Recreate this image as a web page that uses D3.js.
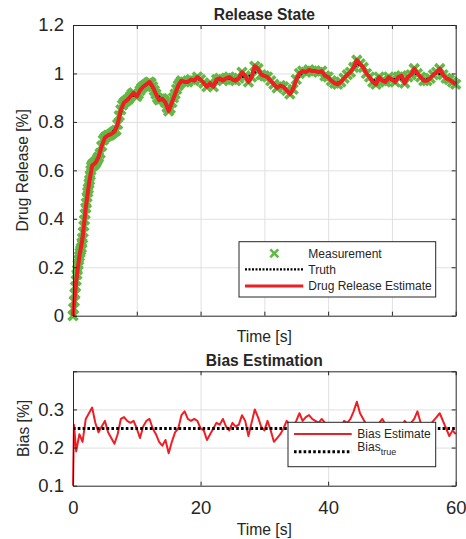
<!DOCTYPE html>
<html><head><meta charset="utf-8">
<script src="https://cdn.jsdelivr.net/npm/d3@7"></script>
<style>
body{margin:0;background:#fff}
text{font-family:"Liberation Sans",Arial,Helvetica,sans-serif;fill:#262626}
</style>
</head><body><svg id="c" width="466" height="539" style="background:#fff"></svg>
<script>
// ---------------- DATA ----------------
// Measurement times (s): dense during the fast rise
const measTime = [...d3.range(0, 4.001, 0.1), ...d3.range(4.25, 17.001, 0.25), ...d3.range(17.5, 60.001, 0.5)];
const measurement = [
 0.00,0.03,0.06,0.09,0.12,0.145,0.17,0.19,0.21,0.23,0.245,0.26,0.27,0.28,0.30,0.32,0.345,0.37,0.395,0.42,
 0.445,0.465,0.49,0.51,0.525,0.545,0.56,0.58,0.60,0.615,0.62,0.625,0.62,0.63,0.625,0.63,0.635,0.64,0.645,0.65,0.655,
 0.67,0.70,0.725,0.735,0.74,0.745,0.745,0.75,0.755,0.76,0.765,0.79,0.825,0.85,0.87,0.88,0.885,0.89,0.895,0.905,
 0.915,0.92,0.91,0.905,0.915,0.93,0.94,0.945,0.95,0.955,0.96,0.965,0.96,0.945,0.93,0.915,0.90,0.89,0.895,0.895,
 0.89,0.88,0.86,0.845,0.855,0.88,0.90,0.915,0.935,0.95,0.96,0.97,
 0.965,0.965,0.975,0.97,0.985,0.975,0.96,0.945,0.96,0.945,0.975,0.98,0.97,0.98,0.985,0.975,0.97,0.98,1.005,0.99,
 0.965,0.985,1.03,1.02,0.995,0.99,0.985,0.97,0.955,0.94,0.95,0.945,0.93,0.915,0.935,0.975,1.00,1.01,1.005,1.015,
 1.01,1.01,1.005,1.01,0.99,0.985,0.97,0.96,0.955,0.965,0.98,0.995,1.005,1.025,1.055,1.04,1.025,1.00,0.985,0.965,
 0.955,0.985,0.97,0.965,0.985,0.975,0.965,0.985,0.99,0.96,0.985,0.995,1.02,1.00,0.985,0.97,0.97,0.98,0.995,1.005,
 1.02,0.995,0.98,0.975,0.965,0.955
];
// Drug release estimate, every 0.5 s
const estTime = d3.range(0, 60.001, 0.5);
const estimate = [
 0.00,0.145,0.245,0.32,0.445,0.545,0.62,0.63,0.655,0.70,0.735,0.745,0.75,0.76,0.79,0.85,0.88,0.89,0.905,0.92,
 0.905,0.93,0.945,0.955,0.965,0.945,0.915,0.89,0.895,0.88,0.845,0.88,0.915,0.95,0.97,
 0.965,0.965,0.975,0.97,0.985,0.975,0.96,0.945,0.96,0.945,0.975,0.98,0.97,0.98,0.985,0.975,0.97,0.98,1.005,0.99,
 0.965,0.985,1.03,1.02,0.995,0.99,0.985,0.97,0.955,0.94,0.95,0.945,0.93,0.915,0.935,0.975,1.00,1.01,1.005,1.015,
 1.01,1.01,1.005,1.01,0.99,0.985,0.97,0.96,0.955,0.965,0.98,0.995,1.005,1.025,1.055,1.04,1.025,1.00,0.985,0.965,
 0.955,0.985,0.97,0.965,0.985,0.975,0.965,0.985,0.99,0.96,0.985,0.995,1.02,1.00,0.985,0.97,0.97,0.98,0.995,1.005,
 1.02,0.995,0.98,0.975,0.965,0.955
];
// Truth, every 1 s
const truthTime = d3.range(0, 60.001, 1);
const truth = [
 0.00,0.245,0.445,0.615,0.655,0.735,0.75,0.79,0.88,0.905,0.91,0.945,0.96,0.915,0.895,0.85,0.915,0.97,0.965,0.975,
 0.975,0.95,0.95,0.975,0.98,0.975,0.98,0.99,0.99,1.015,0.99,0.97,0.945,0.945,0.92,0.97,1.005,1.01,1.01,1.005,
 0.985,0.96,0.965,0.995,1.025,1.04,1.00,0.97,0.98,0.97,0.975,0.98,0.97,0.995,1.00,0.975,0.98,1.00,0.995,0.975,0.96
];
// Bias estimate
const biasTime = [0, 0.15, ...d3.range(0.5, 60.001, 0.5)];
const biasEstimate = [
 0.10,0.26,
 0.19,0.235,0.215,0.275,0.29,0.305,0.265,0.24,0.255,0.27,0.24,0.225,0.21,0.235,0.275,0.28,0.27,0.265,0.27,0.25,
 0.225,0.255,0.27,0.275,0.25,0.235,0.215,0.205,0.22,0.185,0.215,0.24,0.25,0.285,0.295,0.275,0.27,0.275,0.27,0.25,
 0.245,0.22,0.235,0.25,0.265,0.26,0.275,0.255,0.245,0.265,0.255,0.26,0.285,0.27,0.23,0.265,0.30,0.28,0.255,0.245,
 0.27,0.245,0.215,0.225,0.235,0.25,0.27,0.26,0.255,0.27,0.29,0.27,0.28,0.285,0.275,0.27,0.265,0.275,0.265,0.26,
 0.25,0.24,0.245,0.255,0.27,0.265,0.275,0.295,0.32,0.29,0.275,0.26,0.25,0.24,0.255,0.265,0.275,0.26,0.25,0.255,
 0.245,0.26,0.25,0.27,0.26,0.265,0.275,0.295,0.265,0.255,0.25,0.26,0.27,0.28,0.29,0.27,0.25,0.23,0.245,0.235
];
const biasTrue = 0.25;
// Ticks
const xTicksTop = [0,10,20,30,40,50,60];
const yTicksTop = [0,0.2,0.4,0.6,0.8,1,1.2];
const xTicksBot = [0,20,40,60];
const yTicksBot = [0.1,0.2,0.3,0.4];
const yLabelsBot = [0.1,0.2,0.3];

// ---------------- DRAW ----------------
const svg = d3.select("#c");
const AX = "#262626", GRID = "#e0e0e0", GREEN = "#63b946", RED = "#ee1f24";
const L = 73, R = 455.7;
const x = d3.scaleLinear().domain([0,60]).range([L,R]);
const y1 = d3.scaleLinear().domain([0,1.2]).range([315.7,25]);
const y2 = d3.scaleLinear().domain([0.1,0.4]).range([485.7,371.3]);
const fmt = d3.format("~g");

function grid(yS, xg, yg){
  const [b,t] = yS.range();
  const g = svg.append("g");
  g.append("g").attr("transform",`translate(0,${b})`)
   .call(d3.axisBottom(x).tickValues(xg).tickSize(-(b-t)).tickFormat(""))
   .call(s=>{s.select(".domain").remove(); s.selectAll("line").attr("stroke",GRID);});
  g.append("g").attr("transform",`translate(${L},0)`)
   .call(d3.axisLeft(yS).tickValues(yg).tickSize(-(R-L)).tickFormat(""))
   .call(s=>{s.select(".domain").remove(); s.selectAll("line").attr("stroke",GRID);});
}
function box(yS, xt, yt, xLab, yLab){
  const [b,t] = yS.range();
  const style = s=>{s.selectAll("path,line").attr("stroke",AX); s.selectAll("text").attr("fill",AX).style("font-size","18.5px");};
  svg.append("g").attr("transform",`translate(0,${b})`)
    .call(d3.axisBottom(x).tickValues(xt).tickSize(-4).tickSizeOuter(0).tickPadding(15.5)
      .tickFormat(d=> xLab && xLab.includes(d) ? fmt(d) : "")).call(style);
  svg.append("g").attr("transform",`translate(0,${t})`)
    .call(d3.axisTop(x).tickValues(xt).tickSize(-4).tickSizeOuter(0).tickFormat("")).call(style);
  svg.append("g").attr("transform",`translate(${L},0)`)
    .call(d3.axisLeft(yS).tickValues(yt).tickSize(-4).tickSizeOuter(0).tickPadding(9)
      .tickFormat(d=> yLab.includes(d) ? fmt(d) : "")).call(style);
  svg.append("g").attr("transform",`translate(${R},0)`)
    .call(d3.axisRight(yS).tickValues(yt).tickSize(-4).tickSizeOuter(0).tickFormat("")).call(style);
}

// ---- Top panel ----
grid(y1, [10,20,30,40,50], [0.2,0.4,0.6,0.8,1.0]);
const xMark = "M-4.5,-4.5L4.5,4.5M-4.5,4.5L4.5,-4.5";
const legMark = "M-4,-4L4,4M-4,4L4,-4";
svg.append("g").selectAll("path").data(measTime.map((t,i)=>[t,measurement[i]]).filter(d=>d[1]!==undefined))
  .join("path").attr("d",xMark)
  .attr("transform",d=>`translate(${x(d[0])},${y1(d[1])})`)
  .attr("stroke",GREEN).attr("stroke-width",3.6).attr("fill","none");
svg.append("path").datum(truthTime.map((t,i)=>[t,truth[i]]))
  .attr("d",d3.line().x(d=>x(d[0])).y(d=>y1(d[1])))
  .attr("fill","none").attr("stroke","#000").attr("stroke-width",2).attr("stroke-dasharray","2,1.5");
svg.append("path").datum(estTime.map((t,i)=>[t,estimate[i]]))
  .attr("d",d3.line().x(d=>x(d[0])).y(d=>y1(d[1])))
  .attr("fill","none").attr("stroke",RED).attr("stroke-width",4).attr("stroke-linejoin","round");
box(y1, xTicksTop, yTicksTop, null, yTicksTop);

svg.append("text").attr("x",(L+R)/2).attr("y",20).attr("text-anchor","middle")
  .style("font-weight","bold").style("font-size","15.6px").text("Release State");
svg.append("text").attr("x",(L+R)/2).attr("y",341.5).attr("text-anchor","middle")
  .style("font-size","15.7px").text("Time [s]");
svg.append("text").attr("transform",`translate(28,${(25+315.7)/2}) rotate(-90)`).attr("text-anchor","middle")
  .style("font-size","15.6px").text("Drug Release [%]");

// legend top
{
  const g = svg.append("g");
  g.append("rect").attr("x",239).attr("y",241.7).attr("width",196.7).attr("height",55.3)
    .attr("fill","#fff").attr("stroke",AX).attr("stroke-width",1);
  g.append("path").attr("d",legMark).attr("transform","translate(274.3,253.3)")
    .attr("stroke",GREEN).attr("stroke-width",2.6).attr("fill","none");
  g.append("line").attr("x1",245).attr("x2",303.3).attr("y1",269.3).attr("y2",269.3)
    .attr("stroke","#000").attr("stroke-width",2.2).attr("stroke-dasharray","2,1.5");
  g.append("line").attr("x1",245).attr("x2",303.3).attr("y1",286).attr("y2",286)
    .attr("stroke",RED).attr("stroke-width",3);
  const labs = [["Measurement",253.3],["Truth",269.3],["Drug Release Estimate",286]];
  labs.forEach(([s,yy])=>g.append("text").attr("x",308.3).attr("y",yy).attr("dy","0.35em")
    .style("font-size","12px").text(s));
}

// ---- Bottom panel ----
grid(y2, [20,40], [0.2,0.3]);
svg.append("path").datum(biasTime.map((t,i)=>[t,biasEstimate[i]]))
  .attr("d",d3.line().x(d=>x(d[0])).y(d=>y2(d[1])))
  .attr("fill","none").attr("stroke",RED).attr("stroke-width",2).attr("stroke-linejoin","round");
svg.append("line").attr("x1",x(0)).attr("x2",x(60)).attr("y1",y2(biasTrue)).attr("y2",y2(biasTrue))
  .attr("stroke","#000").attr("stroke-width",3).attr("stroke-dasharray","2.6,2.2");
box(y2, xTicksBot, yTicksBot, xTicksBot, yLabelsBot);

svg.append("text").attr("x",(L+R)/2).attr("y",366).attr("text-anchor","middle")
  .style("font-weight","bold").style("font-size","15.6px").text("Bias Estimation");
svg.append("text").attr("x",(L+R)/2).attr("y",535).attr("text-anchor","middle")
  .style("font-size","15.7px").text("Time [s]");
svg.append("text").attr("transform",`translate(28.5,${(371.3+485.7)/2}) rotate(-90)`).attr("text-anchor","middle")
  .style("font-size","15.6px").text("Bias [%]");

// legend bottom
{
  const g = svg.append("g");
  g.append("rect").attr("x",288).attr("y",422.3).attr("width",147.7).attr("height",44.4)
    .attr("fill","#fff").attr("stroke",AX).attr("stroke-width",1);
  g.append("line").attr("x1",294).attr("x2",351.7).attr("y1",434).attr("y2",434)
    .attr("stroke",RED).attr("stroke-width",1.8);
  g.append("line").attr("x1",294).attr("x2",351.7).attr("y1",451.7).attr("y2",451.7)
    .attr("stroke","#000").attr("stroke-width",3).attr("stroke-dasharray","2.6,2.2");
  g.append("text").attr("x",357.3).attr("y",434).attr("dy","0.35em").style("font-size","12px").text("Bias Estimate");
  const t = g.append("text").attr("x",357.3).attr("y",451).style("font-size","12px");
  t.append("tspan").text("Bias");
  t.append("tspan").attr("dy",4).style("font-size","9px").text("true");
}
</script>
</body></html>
________________________________________
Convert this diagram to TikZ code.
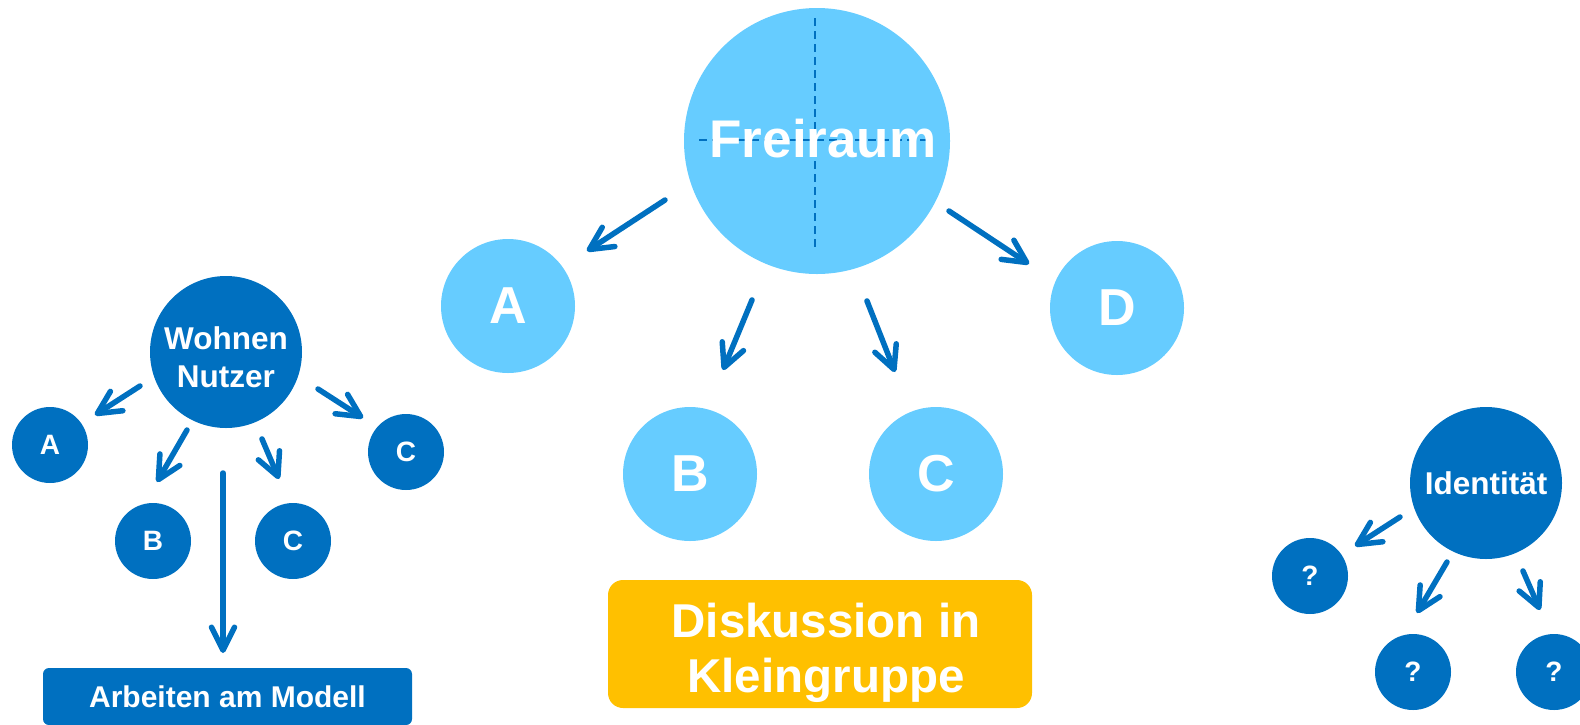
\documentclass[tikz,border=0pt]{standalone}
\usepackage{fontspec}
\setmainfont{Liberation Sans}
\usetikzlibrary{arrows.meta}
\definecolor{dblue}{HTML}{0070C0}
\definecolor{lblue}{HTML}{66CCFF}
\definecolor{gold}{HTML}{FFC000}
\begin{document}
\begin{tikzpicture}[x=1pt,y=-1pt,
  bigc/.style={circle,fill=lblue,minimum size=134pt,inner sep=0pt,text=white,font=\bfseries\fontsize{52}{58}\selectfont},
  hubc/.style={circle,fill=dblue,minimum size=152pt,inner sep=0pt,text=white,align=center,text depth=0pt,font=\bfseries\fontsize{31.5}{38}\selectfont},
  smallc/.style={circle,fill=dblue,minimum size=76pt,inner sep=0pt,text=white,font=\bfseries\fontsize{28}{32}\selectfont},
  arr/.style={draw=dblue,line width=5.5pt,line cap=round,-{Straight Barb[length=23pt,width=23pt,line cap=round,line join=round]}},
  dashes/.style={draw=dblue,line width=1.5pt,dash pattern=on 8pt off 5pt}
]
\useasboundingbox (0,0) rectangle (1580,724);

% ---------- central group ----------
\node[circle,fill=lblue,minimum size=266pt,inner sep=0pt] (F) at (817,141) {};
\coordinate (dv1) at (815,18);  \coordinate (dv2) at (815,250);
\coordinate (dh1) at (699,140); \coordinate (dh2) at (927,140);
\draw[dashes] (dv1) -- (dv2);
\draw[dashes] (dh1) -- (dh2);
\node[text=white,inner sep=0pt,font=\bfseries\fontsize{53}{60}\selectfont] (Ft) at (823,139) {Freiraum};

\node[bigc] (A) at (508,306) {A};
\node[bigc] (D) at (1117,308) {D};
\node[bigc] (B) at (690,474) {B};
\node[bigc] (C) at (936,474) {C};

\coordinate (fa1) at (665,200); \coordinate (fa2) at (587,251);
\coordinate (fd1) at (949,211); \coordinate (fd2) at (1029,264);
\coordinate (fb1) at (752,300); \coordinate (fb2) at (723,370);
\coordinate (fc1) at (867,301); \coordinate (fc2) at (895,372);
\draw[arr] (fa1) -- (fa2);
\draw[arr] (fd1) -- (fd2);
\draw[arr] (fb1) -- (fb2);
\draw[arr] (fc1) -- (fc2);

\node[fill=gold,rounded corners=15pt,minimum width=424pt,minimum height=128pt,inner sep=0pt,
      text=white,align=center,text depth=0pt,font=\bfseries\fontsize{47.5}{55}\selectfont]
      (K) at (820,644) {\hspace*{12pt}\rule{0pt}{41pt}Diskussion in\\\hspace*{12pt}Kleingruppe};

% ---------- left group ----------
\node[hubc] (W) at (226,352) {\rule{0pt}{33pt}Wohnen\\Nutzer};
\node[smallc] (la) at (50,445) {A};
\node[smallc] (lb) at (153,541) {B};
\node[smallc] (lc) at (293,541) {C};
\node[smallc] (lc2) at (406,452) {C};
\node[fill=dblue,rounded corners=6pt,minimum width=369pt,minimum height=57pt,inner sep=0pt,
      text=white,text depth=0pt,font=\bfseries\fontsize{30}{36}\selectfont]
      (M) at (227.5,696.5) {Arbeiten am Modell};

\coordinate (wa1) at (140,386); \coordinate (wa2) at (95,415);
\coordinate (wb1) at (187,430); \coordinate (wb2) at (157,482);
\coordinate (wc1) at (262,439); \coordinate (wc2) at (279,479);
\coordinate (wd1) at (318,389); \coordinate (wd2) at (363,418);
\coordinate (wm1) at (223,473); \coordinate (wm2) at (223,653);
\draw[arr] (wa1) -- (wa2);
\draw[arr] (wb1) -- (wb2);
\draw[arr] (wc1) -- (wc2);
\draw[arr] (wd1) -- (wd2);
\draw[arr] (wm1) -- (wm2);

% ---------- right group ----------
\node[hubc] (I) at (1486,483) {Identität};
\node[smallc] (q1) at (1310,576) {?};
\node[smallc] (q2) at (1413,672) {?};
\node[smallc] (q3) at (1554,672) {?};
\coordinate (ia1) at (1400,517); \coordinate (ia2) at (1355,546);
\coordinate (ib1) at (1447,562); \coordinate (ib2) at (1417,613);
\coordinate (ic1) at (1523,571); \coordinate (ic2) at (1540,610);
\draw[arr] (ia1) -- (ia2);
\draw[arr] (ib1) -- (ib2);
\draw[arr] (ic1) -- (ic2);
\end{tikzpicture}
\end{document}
________________________________________
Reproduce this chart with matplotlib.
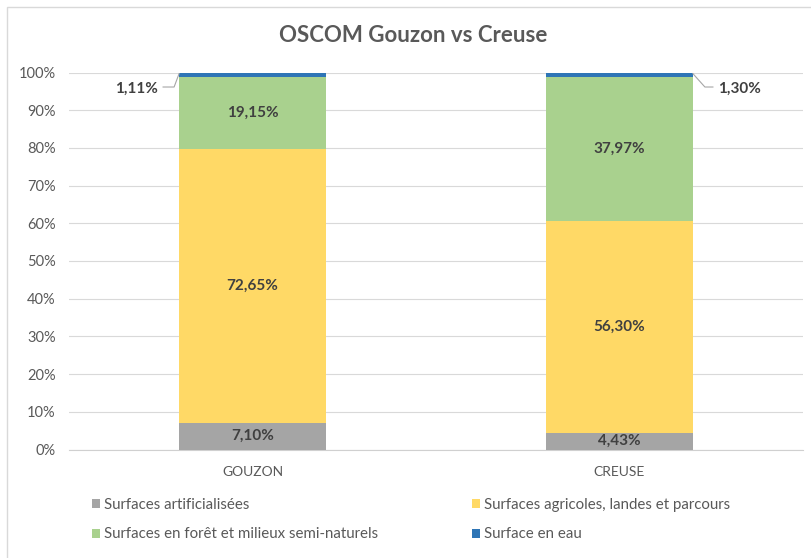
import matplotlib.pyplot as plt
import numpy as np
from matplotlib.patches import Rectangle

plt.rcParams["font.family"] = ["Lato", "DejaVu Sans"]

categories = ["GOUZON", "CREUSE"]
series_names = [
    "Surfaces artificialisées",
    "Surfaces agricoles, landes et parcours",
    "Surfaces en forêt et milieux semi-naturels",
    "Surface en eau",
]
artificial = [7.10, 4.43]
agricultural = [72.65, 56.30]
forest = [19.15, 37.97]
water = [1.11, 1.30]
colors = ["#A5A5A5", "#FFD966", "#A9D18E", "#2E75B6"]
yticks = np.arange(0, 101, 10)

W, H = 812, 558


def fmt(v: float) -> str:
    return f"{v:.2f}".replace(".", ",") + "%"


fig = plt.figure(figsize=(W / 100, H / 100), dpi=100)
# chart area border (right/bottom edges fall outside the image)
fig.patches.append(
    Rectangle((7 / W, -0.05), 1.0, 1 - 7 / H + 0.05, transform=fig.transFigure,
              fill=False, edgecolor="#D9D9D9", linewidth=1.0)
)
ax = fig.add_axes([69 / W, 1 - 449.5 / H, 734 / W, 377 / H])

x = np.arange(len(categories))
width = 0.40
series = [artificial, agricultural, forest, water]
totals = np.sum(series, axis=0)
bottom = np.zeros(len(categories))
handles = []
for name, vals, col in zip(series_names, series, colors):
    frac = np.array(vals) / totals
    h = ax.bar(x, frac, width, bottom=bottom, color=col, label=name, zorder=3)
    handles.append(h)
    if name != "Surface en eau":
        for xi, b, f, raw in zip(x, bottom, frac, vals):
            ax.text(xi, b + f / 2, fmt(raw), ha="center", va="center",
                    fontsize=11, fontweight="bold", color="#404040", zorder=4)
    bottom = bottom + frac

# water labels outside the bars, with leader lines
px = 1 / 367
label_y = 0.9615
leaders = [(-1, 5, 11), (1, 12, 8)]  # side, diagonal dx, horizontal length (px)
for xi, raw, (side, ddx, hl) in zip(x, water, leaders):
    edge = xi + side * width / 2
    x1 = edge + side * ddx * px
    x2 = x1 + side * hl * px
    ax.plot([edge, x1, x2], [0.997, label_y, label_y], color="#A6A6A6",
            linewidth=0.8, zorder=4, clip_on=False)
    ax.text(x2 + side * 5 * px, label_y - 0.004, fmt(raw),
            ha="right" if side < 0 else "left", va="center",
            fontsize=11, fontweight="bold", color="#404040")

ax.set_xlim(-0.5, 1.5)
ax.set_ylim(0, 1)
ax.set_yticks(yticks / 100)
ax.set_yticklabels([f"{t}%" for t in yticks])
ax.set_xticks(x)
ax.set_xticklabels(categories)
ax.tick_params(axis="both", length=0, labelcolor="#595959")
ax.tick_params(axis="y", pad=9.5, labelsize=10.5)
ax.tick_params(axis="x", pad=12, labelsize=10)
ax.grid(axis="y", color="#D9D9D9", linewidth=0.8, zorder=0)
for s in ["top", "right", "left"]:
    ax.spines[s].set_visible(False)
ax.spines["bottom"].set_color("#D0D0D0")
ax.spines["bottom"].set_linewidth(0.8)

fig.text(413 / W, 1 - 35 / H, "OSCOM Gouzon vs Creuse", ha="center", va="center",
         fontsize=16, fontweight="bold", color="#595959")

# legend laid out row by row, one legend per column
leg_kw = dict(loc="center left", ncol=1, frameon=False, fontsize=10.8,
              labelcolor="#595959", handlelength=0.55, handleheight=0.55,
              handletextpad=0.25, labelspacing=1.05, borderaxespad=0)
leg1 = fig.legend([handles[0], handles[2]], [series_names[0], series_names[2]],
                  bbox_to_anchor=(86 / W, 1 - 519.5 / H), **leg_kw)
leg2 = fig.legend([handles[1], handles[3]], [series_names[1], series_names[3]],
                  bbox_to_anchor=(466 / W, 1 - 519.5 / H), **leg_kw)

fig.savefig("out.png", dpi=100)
________________________________________
Stated task ▸
Repeat only the lines from the one with "Convert this diagram to TikZ code." down to the one with "(0,0) rectangle (1580,724);", word for word and both included, and leave the pictures out.

Exercise solution ▸
Convert this diagram to TikZ code.
\documentclass[tikz,border=0pt]{standalone}
\usepackage{fontspec}
\setmainfont{Liberation Sans}
\usetikzlibrary{arrows.meta}
\definecolor{dblue}{HTML}{0070C0}
\definecolor{lblue}{HTML}{66CCFF}
\definecolor{gold}{HTML}{FFC000}
\begin{document}
\begin{tikzpicture}[x=1pt,y=-1pt,
  bigc/.style={circle,fill=lblue,minimum size=134pt,inner sep=0pt,text=white,font=\bfseries\fontsize{52}{58}\selectfont},
  hubc/.style={circle,fill=dblue,minimum size=152pt,inner sep=0pt,text=white,align=center,text depth=0pt,font=\bfseries\fontsize{31.5}{38}\selectfont},
  smallc/.style={circle,fill=dblue,minimum size=76pt,inner sep=0pt,text=white,font=\bfseries\fontsize{28}{32}\selectfont},
  arr/.style={draw=dblue,line width=5.5pt,line cap=round,-{Straight Barb[length=23pt,width=23pt,line cap=round,line join=round]}},
  dashes/.style={draw=dblue,line width=1.5pt,dash pattern=on 8pt off 5pt}
]
\useasboundingbox (0,0) rectangle (1580,724);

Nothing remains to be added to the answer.